◆ **Aim**
Find the line with "Rebuild this chart" and the line with "p.outline_line_color = None", then repeat both of them and every line in between exactly. Omit the pictures.

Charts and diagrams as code
Start

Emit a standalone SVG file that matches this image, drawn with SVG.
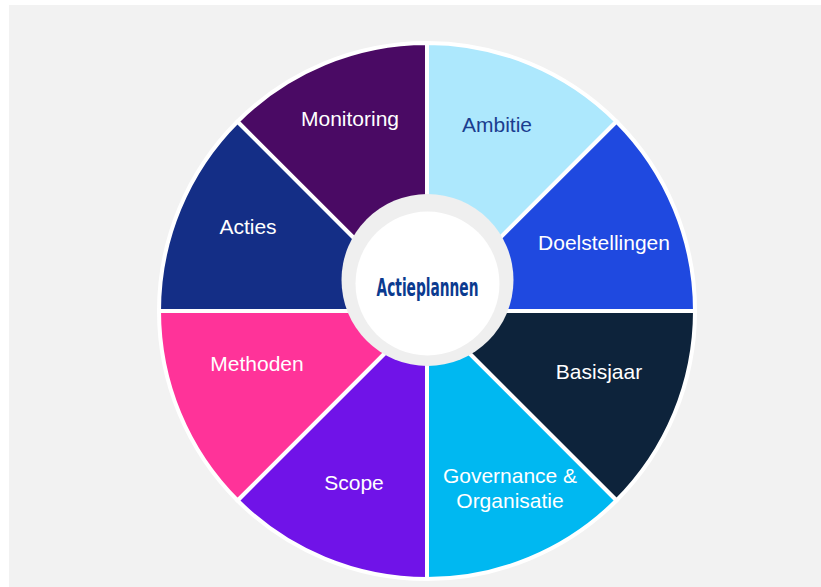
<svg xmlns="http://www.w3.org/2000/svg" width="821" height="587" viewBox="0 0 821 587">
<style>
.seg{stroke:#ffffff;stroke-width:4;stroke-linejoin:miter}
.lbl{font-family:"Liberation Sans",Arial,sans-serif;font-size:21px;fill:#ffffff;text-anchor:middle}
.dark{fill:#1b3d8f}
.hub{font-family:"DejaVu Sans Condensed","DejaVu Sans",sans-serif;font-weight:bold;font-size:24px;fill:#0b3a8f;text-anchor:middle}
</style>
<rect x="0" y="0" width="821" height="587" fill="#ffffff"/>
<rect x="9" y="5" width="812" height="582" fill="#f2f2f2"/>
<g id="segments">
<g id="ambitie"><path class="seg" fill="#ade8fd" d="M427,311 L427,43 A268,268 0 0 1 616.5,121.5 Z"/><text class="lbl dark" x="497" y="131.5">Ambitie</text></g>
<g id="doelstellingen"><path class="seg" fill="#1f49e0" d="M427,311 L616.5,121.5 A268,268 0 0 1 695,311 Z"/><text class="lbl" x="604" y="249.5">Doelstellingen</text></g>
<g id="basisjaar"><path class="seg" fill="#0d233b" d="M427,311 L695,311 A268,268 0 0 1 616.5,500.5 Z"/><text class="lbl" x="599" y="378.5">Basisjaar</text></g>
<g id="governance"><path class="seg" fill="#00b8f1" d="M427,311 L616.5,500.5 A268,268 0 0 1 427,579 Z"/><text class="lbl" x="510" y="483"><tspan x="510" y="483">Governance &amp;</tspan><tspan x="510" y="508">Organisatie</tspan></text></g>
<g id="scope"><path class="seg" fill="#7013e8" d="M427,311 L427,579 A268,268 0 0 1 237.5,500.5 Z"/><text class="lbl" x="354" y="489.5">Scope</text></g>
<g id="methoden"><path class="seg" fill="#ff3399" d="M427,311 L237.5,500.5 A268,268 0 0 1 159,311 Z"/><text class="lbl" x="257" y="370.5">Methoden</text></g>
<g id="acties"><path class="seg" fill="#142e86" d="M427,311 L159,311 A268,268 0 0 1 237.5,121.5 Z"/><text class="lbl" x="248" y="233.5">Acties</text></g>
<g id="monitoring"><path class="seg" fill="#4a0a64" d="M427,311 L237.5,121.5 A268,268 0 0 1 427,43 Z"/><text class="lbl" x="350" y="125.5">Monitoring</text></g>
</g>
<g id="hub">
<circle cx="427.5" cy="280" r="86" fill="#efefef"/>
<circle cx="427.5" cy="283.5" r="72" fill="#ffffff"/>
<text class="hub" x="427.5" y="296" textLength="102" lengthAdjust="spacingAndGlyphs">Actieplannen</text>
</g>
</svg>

End
Start

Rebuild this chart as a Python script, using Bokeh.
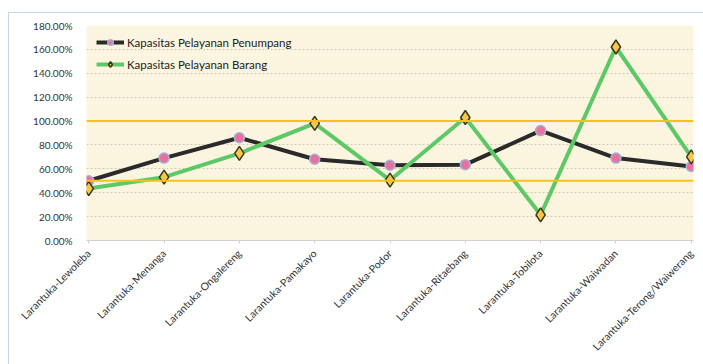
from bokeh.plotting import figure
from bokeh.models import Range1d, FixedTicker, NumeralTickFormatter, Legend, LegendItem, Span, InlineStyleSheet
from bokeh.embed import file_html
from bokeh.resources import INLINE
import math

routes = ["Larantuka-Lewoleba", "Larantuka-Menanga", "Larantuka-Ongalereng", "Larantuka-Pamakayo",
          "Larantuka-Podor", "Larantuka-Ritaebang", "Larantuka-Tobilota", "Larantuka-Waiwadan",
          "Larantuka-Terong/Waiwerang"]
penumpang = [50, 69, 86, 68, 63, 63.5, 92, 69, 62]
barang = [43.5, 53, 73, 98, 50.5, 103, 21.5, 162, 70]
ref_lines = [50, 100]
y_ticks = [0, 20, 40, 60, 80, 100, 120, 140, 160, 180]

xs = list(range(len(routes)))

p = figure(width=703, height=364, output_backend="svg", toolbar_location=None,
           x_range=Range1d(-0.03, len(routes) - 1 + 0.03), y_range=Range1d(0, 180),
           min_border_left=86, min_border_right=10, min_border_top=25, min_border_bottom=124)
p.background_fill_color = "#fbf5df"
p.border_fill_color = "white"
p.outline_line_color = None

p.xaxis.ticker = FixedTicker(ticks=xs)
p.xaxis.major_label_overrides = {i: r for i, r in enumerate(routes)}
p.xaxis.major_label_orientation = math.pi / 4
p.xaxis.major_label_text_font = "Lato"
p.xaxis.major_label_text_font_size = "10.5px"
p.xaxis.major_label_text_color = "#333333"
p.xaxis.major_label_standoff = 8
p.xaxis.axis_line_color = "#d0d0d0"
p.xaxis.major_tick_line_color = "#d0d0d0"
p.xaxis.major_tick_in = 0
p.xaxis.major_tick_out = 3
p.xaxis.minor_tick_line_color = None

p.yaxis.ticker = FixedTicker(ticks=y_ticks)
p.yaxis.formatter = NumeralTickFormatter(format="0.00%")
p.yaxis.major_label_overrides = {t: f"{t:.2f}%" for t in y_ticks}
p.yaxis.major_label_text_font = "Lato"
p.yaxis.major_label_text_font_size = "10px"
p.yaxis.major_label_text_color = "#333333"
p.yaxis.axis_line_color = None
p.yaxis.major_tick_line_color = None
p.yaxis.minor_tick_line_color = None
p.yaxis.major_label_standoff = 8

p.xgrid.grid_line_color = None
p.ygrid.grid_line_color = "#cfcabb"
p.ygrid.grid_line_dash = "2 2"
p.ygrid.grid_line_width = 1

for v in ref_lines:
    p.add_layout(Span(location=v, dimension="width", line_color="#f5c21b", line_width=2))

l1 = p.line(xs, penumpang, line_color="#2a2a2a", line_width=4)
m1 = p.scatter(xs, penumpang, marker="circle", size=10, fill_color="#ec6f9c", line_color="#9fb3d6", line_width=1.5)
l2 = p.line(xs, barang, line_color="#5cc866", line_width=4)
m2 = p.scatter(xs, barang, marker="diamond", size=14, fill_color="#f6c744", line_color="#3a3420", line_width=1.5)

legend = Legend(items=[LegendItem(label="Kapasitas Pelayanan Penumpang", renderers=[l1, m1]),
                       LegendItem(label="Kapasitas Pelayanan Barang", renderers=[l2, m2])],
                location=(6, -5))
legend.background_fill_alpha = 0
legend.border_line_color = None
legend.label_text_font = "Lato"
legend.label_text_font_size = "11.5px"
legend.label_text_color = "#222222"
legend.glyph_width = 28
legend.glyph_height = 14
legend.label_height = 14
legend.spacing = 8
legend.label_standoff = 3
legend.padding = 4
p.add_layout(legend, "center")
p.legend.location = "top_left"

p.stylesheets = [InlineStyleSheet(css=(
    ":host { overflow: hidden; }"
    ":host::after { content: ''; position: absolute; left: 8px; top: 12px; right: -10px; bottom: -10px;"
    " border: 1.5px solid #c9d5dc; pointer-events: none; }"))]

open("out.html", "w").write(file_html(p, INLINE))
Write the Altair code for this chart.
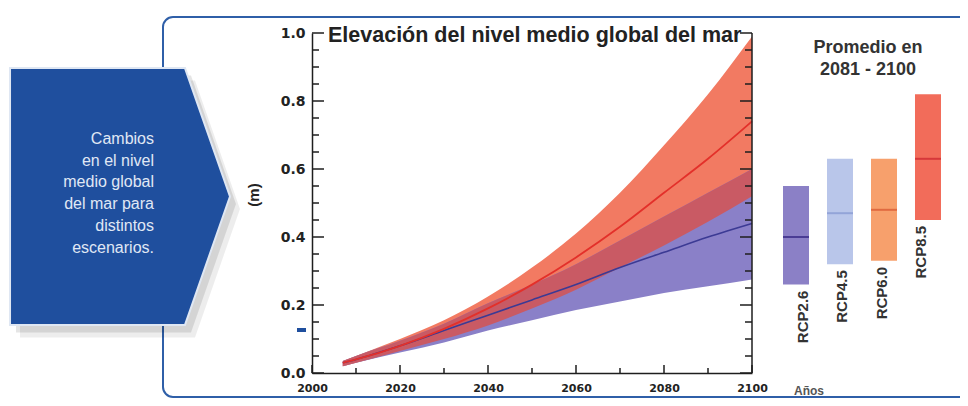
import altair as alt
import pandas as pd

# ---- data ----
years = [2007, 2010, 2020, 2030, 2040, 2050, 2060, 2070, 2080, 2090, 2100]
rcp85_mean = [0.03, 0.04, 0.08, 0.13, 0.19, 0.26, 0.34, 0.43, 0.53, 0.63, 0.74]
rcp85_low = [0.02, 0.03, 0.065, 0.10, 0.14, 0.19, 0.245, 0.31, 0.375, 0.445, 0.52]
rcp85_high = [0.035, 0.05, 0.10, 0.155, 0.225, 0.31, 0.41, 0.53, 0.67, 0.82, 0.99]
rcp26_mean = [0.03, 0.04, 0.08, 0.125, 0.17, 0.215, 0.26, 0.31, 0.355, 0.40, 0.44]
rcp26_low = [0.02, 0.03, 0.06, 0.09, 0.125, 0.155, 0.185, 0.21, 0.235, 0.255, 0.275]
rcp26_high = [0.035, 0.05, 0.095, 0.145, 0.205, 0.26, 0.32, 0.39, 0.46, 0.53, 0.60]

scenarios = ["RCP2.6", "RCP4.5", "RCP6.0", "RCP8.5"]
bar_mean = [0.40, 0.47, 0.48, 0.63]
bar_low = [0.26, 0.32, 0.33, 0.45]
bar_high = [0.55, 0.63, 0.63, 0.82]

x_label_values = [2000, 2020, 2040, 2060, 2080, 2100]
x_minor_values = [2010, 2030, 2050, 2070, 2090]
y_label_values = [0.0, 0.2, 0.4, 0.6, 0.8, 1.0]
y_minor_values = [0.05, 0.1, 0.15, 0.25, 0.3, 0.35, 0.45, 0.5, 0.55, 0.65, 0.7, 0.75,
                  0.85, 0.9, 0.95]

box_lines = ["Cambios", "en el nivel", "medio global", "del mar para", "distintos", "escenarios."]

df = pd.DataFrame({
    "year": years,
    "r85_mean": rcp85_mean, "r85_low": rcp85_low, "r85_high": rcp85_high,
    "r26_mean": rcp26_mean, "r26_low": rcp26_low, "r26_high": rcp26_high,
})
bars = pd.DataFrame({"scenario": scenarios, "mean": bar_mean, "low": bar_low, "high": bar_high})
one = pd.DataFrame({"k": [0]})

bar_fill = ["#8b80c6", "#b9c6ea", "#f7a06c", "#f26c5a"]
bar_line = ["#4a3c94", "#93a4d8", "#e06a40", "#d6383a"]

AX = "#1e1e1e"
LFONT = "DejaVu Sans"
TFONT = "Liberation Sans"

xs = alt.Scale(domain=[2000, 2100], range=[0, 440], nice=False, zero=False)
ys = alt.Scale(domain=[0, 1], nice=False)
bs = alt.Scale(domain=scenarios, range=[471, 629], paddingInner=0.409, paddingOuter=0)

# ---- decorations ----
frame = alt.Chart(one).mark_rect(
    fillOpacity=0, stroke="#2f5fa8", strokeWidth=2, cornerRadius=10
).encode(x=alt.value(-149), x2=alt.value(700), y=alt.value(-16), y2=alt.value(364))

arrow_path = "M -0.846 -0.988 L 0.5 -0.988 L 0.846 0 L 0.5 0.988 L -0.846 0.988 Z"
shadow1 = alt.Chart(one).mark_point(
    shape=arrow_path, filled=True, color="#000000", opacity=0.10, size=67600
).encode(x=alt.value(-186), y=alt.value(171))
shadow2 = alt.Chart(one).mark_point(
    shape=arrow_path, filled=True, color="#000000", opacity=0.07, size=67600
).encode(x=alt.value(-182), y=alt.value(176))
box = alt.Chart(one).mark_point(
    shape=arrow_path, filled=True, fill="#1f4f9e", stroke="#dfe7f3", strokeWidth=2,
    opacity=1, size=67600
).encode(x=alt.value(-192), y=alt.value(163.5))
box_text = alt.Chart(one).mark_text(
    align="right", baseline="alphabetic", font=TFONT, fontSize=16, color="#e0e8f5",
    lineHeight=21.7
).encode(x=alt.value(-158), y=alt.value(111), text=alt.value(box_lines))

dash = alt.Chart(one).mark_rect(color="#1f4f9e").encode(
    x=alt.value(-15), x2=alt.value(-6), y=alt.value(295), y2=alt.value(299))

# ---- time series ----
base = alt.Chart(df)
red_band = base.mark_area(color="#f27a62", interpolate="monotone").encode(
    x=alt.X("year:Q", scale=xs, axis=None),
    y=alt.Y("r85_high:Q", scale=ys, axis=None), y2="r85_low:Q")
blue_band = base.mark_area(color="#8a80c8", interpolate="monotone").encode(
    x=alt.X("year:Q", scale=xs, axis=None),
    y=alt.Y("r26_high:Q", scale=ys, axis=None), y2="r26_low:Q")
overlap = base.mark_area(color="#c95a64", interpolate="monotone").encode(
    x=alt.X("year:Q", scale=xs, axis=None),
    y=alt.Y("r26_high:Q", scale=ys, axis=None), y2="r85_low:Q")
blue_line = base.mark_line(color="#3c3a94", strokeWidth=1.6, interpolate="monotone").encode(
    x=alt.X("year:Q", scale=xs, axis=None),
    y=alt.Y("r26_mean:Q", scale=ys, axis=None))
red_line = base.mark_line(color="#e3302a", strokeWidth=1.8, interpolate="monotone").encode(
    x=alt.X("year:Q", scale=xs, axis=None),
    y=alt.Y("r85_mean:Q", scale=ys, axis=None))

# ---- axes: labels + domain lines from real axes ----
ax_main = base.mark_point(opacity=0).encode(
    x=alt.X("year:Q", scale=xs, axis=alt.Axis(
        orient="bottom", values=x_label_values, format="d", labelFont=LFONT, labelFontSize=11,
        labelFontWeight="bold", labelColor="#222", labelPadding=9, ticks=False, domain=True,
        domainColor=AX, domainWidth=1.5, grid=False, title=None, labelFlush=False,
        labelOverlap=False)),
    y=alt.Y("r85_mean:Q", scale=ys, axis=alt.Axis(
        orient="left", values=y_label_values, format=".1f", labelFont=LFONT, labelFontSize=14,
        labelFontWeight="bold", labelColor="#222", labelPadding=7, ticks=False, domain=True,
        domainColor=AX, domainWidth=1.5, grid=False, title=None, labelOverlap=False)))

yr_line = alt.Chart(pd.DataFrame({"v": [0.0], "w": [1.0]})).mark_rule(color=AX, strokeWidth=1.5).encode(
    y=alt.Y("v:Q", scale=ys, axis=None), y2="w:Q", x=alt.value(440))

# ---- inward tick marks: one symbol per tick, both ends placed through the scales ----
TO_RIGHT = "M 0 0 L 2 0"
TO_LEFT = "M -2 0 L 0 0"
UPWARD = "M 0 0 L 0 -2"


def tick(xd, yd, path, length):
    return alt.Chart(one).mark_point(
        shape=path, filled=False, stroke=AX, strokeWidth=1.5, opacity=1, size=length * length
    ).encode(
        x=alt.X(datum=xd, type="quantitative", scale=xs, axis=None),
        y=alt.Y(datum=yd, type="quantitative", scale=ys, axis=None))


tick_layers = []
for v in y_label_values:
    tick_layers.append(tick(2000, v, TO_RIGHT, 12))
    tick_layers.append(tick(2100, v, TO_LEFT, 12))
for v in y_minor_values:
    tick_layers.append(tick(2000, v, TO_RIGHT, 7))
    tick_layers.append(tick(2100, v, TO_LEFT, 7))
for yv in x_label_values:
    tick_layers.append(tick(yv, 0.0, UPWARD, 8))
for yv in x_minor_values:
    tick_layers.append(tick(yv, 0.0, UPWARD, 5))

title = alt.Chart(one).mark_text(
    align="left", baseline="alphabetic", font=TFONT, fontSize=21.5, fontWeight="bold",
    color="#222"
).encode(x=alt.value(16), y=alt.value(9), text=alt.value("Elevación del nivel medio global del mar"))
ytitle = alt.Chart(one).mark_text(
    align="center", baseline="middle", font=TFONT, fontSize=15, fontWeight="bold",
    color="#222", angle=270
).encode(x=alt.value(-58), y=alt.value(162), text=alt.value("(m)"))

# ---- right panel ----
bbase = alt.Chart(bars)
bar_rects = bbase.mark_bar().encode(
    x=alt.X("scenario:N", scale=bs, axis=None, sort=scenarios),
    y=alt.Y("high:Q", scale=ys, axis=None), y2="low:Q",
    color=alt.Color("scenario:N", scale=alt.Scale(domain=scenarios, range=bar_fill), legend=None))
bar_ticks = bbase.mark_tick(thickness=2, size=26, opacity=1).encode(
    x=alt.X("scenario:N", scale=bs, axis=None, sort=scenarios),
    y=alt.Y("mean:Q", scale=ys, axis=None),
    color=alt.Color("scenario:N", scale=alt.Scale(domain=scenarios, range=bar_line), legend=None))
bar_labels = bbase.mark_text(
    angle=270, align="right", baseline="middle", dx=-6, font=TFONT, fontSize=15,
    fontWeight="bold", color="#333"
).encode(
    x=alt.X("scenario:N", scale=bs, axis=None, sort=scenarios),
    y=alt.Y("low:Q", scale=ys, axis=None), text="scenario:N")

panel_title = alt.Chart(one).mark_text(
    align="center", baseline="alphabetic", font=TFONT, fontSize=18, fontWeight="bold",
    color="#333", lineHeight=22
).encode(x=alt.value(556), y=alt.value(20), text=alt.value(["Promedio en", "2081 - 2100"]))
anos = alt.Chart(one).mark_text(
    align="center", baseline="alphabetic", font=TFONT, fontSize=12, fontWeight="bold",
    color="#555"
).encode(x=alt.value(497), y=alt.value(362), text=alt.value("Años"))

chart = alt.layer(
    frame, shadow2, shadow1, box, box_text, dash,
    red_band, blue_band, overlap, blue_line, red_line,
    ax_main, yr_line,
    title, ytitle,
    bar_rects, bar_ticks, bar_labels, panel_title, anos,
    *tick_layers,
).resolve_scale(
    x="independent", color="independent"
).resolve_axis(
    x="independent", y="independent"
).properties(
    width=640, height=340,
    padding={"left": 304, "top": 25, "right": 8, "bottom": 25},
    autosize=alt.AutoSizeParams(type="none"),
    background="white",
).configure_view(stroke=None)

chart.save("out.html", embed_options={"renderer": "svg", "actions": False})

End
Start

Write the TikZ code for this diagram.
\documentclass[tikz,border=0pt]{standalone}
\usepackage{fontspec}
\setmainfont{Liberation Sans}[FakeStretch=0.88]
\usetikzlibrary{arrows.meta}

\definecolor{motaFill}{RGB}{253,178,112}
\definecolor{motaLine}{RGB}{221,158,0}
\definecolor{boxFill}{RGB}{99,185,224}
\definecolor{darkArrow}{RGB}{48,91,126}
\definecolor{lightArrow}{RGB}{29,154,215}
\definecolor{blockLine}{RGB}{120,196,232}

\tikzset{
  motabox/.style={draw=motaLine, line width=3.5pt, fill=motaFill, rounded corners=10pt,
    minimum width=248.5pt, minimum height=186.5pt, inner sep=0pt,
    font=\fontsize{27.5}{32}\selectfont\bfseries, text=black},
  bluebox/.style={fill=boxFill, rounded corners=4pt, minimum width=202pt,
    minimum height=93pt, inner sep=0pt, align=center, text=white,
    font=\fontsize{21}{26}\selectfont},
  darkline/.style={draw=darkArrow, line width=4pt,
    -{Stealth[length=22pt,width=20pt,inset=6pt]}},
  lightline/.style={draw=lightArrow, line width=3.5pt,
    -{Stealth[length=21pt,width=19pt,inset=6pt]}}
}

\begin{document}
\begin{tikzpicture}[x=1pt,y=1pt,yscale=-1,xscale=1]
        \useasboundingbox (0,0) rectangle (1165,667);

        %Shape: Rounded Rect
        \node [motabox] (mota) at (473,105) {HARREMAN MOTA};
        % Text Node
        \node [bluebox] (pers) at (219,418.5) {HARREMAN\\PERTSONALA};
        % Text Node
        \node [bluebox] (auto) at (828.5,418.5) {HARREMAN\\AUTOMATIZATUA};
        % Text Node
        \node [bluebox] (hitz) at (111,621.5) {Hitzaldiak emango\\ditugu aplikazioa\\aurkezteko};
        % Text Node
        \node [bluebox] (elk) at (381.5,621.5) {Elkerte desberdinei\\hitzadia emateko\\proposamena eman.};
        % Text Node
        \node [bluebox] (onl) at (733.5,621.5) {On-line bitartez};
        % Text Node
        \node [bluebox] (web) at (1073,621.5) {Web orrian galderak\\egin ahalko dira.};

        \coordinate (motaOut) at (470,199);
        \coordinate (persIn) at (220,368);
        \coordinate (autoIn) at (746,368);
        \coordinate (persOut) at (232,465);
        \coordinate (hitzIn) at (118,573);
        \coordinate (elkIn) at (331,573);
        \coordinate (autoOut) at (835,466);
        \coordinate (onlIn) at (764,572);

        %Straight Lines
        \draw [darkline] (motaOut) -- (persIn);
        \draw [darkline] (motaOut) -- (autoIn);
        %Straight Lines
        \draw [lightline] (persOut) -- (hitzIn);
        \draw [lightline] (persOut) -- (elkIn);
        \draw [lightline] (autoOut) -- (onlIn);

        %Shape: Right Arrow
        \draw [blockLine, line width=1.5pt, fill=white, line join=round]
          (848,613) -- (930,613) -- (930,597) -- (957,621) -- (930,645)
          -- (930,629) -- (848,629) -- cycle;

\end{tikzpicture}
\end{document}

End

◆ **Written solution**
Rebuild this chart as a Python script, using Bokeh.
from bokeh.plotting import figure
from bokeh.models import Range1d, FixedTicker, NumeralTickFormatter, Legend, LegendItem, Span, InlineStyleSheet
from bokeh.embed import file_html
from bokeh.resources import INLINE
import math

routes = ["Larantuka-Lewoleba", "Larantuka-Menanga", "Larantuka-Ongalereng", "Larantuka-Pamakayo",
          "Larantuka-Podor", "Larantuka-Ritaebang", "Larantuka-Tobilota", "Larantuka-Waiwadan",
          "Larantuka-Terong/Waiwerang"]
penumpang = [50, 69, 86, 68, 63, 63.5, 92, 69, 62]
barang = [43.5, 53, 73, 98, 50.5, 103, 21.5, 162, 70]
ref_lines = [50, 100]
y_ticks = [0, 20, 40, 60, 80, 100, 120, 140, 160, 180]

xs = list(range(len(routes)))

p = figure(width=703, height=364, output_backend="svg", toolbar_location=None,
           x_range=Range1d(-0.03, len(routes) - 1 + 0.03), y_range=Range1d(0, 180),
           min_border_left=86, min_border_right=10, min_border_top=25, min_border_bottom=124)
p.background_fill_color = "#fbf5df"
p.border_fill_color = "white"
p.outline_line_color = None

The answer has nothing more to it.